Takeaway: When performing long-running modifications, I’m sure many of you enjoy using batches to increase concurrency. But I want to talk about a pitfall to be aware of. If you’re not careful, the method you use to implement batching can actually worsen concurrency.
Why Use Batches?
Even without an explicit transaction, all SQL statements are atomic – changes are all or nothing. So when you have long-running modifications to make, locks on data can be held for the duration of your query and that can be too long. Especially if your changes are intended for live databases.
But you can make your modifications in several smaller chunks or batches. The hope is that each individual batch executes quickly and holds locks on resources for a short period of time.
But care is needed. I’m going to give an example to show what I mean. The example uses the
FactOnlineSales table in the
ContosoRetailDW database (available as a download here). The
FactOnlineSales table has
- one clustered index on
OnlineSalesKeyand no other indexes,
- 12 million rows,
- and 46 thousand database pages
Metrics to Use
In this example, I want to know how long each query takes because this should let me know roughly how long locks are held.
But instead of duration, I’m going to measure logical reads. It’s a little more consistent and in the examples below it’s nicely correlated with duration.
The Straight Query
Suppose we want to remove sales data from
FactOnlineSales for the “Worcester Company” whose
CustomerKey = 19036. That’s a simple delete statement:
DELETE FactOnlineSales WHERE CustomerKey = 19036;
This delete statement runs an unacceptably long time. It scans the clustered index and performs 46,650 logical reads and I’m worried about concurrency issues.
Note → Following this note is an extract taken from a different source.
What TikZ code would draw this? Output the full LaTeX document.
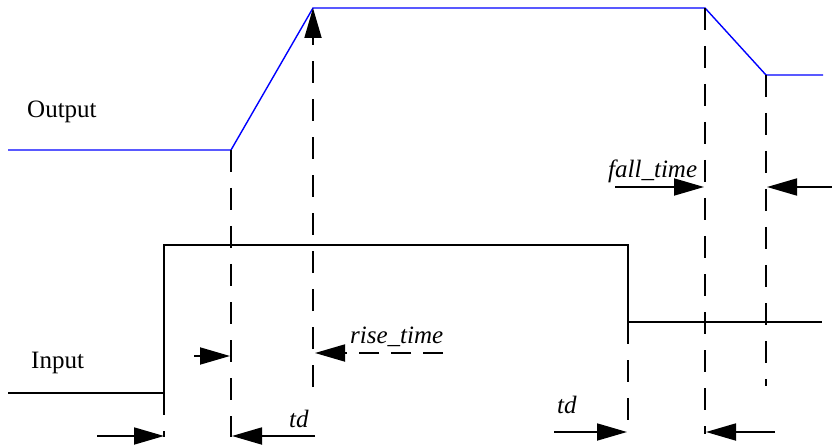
\documentclass[tikz,border=0pt]{standalone}
\usepackage{fontspec}
\setmainfont{Liberation Serif}
\usetikzlibrary{arrows.meta}
\definecolor{outblue}{HTML}{0000FF}
\tikzset{
  outwave/.style={outblue, line width=1.4pt},
  inwave/.style={black, line width=1.8pt},
  guide/.style={black, line width=1.8pt, dash pattern=on 22pt off 16pt},
  dimarrow/.style={black, line width=1.8pt, -{Triangle[length=30pt,width=17pt]}},
  lbl/.style={font=\fontsize{25}{29}\selectfont, inner sep=0pt, anchor=base west},
  lblit/.style={lbl, font=\fontsize{25}{29}\selectfont\itshape},
}

\begin{document}
\begin{tikzpicture}[x=1pt,y=-1pt]
\useasboundingbox (0,0) rectangle (832,446);
% output waveform
\coordinate (o0) at (8,150);  \coordinate (o1) at (231,150);
\coordinate (o2) at (313,8);  \coordinate (o3) at (705,8);
\coordinate (o4) at (766,75); \coordinate (o5) at (823,75);
\draw[outwave] (o0) -- (o1) -- (o2) -- (o3) -- (o4) -- (o5);
% input waveform
\coordinate (i0) at (8,393);    \coordinate (i1) at (164,393);
\coordinate (i2) at (164,245);  \coordinate (i3) at (628,245);
\coordinate (i4) at (628,322);  \coordinate (i5) at (822,322);
\draw[inwave] (i0) -- (i1) -- (i2) -- (i3) -- (i4) -- (i5);
% guide lines
\coordinate (g1) at (164,437); \coordinate (g2) at (231,437);
\coordinate (g3) at (313,387); \coordinate (g4) at (628,434);
\coordinate (g5) at (705,434); \coordinate (g6) at (766,386);
\draw[guide] (i1) -- (g1);
\draw[guide] (o1) -- (g2);
\draw[guide, dimarrow] (g3) -- (o2);
\draw[guide] (i4) -- (g4);
\draw[guide] (o3) -- (g5);
\draw[guide] (o4) -- (g6);
% delay and edge arrows
\coordinate (a1) at (97,436);  \coordinate (b1) at (164,436);
\coordinate (a2) at (315,436); \coordinate (b2) at (232,436);
\coordinate (a3) at (194,356); \coordinate (b3) at (230,356);
\coordinate (a4) at (443,353); \coordinate (b4) at (315,353);
\coordinate (a5) at (554,432); \coordinate (b5) at (627,432);
\coordinate (a6) at (775,432); \coordinate (b6) at (706,432);
\coordinate (a7) at (615,187); \coordinate (b7) at (704,187);
\coordinate (a8) at (832,187); \coordinate (b8) at (767,187);
\draw[dimarrow] (a1) -- (b1);
\draw[dimarrow] (a2) -- (b2);
\draw[dimarrow] (a3) -- (b3);
\draw[dimarrow, dash pattern=on 20pt off 12pt] (a4) -- (b4);
\draw[dimarrow] (a5) -- (b5);
\draw[dimarrow] (a6) -- (b6);
\draw[dimarrow] (a7) -- (b7);
\draw[dimarrow] (a8) -- (b8);
% labels
\node[lbl] (outlbl) at (27,118) {Output};
\node[lbl] (inlbl) at (31,368) {Input};
\node[lblit] (risetxt) at (350,343) {rise\_time};
\node[lblit] (falltxt) at (608,178) {fall\_time};
\node[lblit] (tdleft) at (289,427) {td};
\node[lblit] (tdright) at (557,413) {td};
\end{tikzpicture}
\end{document}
So I try to delete 1,000 rows at a time. This implementation seems reasonable on the surface:
DECLARE @RC INT = 1; WHILE (@RC > 0) BEGIN DELETE TOP (1000) FactOnlineSales WHERE CustomerKey = 19036; SET @RC = @@ROWCOUNT END
Unfortunately, this method does poorly. It scans the clustered index in order to find 1,000 rows to delete. The first few batches complete quickly, but later batches gradually get slower as it takes longer and longer to scan the index to find rows to delete. By the time the script gets to the last batch, SQL Server has to delete rows near the very end of the clustered index and to find them, SQL Server has to scan the entire table.
In fact, this last batch performs 46,521 logical reads (just 100 fewer reads than the straight delete). And the entire script performed 1,486,285 logical reads in total. If concurrency is what I’m after, this script is actually worse than the simple DELETE statement.
But I know something about the indexes on this table. I can make use of this knowledge by keeping track of my progress through the clustered index so that I can continue where I left off:
DECLARE @LargestKeyProcessed INT = -1, @NextBatchMax INT, @RC INT = 1; WHILE (@RC > 0) BEGIN SELECT TOP (1000) @NextBatchMax = OnlineSalesKey FROM FactOnlineSales WHERE OnlineSalesKey > @LargestKeyProcessed AND CustomerKey = 19036 ORDER BY OnlineSalesKey ASC; DELETE FactOnlineSales WHERE CustomerKey = 19036 AND OnlineSalesKey > @LargestKeyProcessed AND OnlineSalesKey <= @NextBatchMax; SET @RC = @@ROWCOUNT; SET @LargestKeyProcessed = @NextBatchMax; END
The delete statements in this script performed 46,796 logical reads in total but no individual delete statement performed more than 6,363.
Graphically that looks like:
The careful batching method runs in roughly the same time as the straight delete statement but ensures that locks are not held for long.
The naive batching method runs with an order or n² complexity (compared to the expected complexity of n) and can hold locks just as long as the straight delete statement.
This underlines the importance of testing for performance.